■ Directions: Restate the data word for word and leave the images out.

START Source excerpt

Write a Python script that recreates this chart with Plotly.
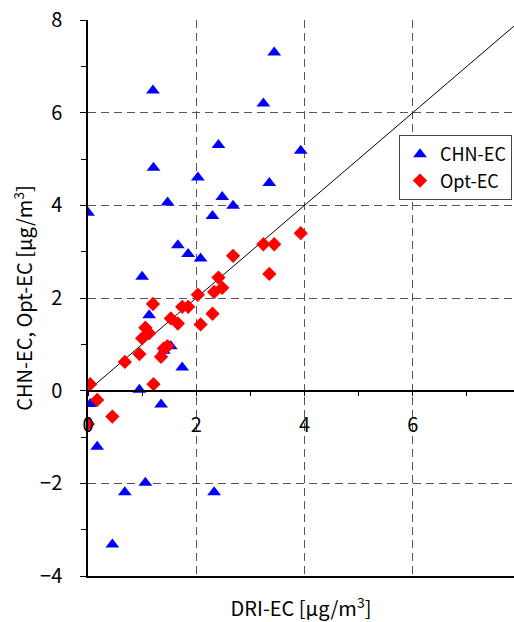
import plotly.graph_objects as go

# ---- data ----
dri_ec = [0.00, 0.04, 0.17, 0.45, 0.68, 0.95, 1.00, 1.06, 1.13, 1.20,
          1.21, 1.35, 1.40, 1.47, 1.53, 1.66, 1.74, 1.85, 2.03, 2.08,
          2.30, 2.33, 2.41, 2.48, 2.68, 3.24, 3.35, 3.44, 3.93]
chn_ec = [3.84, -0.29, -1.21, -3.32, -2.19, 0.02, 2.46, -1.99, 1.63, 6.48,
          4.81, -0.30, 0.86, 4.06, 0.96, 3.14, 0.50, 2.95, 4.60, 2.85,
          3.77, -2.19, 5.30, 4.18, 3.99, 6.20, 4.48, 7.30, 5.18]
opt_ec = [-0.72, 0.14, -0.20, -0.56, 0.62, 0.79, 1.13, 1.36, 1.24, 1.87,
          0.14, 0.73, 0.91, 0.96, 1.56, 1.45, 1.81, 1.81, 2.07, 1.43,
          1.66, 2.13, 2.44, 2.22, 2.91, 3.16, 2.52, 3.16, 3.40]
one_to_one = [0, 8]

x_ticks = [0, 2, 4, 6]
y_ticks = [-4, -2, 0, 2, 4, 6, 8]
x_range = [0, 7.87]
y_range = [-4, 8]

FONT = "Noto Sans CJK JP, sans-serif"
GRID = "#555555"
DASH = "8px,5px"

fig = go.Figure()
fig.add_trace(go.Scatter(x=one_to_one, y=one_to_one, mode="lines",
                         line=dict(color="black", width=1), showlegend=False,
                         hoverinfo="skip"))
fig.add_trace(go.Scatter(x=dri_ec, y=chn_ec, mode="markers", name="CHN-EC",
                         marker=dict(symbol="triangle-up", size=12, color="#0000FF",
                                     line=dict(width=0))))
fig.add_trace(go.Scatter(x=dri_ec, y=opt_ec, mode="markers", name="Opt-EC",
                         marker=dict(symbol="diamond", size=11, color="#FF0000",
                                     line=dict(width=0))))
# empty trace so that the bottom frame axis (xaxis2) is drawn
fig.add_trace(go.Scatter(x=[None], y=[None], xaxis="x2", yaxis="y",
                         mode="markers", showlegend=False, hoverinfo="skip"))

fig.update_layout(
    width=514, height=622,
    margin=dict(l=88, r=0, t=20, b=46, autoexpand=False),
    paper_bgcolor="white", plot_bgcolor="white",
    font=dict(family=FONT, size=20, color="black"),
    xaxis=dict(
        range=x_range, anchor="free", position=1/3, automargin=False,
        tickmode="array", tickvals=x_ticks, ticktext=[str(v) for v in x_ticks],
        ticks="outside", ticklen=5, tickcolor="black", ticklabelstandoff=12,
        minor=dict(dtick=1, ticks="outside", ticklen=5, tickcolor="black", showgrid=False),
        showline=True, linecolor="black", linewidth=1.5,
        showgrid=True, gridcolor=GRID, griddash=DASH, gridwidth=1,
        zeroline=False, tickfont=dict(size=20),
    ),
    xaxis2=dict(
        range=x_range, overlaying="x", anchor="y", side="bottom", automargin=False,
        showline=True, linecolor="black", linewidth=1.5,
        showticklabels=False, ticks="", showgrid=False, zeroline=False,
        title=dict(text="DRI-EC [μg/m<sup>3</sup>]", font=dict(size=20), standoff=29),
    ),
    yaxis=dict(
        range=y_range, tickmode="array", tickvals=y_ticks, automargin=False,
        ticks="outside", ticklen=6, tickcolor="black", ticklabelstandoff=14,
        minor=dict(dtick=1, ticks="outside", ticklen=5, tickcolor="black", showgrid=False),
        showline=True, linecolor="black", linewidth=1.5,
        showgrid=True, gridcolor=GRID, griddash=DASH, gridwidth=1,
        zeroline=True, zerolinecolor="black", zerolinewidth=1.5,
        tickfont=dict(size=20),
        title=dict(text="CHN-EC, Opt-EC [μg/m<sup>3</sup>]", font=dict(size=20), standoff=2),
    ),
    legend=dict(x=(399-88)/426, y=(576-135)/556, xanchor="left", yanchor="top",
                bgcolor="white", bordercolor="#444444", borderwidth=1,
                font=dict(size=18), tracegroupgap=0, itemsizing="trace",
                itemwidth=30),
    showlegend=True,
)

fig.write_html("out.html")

END Source excerpt

■ Task solution:
Write a Python script that recreates this chart with Plotly.
import plotly.graph_objects as go

# ---- data ----
dri_ec = [0.00, 0.04, 0.17, 0.45, 0.68, 0.95, 1.00, 1.06, 1.13, 1.20,
          1.21, 1.35, 1.40, 1.47, 1.53, 1.66, 1.74, 1.85, 2.03, 2.08,
          2.30, 2.33, 2.41, 2.48, 2.68, 3.24, 3.35, 3.44, 3.93]
chn_ec = [3.84, -0.29, -1.21, -3.32, -2.19, 0.02, 2.46, -1.99, 1.63, 6.48,
          4.81, -0.30, 0.86, 4.06, 0.96, 3.14, 0.50, 2.95, 4.60, 2.85,
          3.77, -2.19, 5.30, 4.18, 3.99, 6.20, 4.48, 7.30, 5.18]
opt_ec = [-0.72, 0.14, -0.20, -0.56, 0.62, 0.79, 1.13, 1.36, 1.24, 1.87,
          0.14, 0.73, 0.91, 0.96, 1.56, 1.45, 1.81, 1.81, 2.07, 1.43,
          1.66, 2.13, 2.44, 2.22, 2.91, 3.16, 2.52, 3.16, 3.40]
one_to_one = [0, 8]

x_ticks = [0, 2, 4, 6]
y_ticks = [-4, -2, 0, 2, 4, 6, 8]
x_range = [0, 7.87]
y_range = [-4, 8]

FONT = "Noto Sans CJK JP, sans-serif"
GRID = "#555555"
DASH = "8px,5px"

fig = go.Figure()
fig.add_trace(go.Scatter(x=one_to_one, y=one_to_one, mode="lines",
                         line=dict(color="black", width=1), showlegend=False,
                         hoverinfo="skip"))
fig.add_trace(go.Scatter(x=dri_ec, y=chn_ec, mode="markers", name="CHN-EC",
                         marker=dict(symbol="triangle-up", size=12, color="#0000FF",
                                     line=dict(width=0))))
fig.add_trace(go.Scatter(x=dri_ec, y=opt_ec, mode="markers", name="Opt-EC",
                         marker=dict(symbol="diamond", size=11, color="#FF0000",
                                     line=dict(width=0))))
# empty trace so that the bottom frame axis (xaxis2) is drawn
fig.add_trace(go.Scatter(x=[None], y=[None], xaxis="x2", yaxis="y",
                         mode="markers", showlegend=False, hoverinfo="skip"))

fig.update_layout(
    width=514, height=622,
    margin=dict(l=88, r=0, t=20, b=46, autoexpand=False),
    paper_bgcolor="white", plot_bgcolor="white",
    font=dict(family=FONT, size=20, color="black"),
    xaxis=dict(
        range=x_range, anchor="free", position=1/3, automargin=False,
        tickmode="array", tickvals=x_ticks, ticktext=[str(v) for v in x_ticks],
        ticks="outside", ticklen=5, tickcolor="black", ticklabelstandoff=12,
        minor=dict(dtick=1, ticks="outside", ticklen=5, tickcolor="black", showgrid=False),
        showline=True, linecolor="black", linewidth=1.5,
        showgrid=True, gridcolor=GRID, griddash=DASH, gridwidth=1,
        zeroline=False, tickfont=dict(size=20),
    ),
    xaxis2=dict(
        range=x_range, overlaying="x", anchor="y", side="bottom", automargin=False,
        showline=True, linecolor="black", linewidth=1.5,
        showticklabels=False, ticks="", showgrid=False, zeroline=False,
        title=dict(text="DRI-EC [μg/m<sup>3</sup>]", font=dict(size=20), standoff=29),
    ),
    yaxis=dict(
        range=y_range, tickmode="array", tickvals=y_ticks, automargin=False,
        ticks="outside", ticklen=6, tickcolor="black", ticklabelstandoff=14,
        minor=dict(dtick=1, ticks="outside", ticklen=5, tickcolor="black", showgrid=False),
        showline=True, linecolor="black", linewidth=1.5,
        showgrid=True, gridcolor=GRID, griddash=DASH, gridwidth=1,
        zeroline=True, zerolinecolor="black", zerolinewidth=1.5,
        tickfont=dict(size=20),
        title=dict(text="CHN-EC, Opt-EC [μg/m<sup>3</sup>]", font=dict(size=20), standoff=2),
    ),
    legend=dict(x=(399-88)/426, y=(576-135)/556, xanchor="left", yanchor="top",
                bgcolor="white", bordercolor="#444444", borderwidth=1,
                font=dict(size=18), tracegroupgap=0, itemsizing="trace",
                itemwidth=30),
    showlegend=True,
)

fig.write_html("out.html")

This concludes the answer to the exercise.